Nate Parker was a relatively unknown actor on the cusp of making it big. He didn’t have the connections or the wealth necessary to make his scandal disappear. He was also black, and his alleged victim was white. Parker’s story fit neatly into that old American horror story of the pure and innocent white woman menaced by the sexually aggressive black man — that story that so neatly combines misogyny and racism — which imbued it with staying power.
It stuck around in a way the story of a rich and wealthy white man hurting a woman couldn’t. That story doesn’t fit into our cultural scripts, so we made up a different script to get rid of it, one that says the woman probably made up the story, for money or attention or revenge. That’s a story with staying power.
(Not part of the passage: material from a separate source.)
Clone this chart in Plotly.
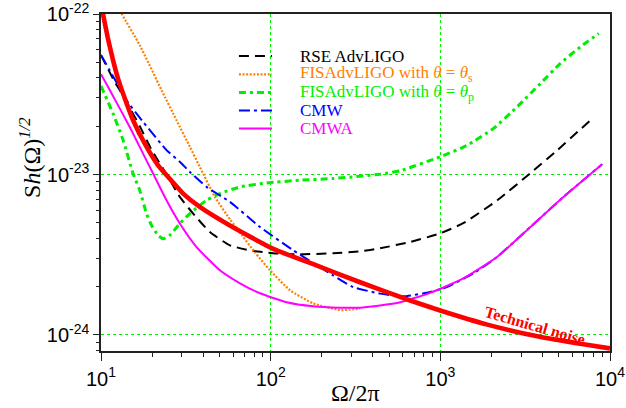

The Oscars like to claim they divorce art from politics. They don’t.
In the leadup to the Oscars, multiple Academy voters made the argument that a nominee’s personal life shouldn’t matter more than their work. “I look at each piece as just a piece of art, and whether it speaks to me,” said Zootopia director Rich Moore. “We’re all human, we all make mistakes, we all have our weaknesses, but that’s not to say that a person can’t produce a real piece of art.”
It’s the same argument that gets trotted out when Woody Allen wins a lifetime achievement award or Roman Polanski gets an Oscar: Sure, these men have been accused (and, in Polanski’s case, convicted) of doing monstrous things to little girls, but after all, art is art, right?
And certainly, by all accounts, Casey Affleck gave a very affecting performance in Manchester by the Sea, and Hacksaw Ridge is a reasonably well-crafted movie. In and of themselves, divorced from their social contexts, they may very well be award-worthy.
But the case of Nate Parker makes it clear that people haven’t divorced his work from the social context. Meanwhile, Affleck and Gibson’s social contexts happen to include the key facts of white and rich and well-connected, and that, apparently, carries more weight than hurt women.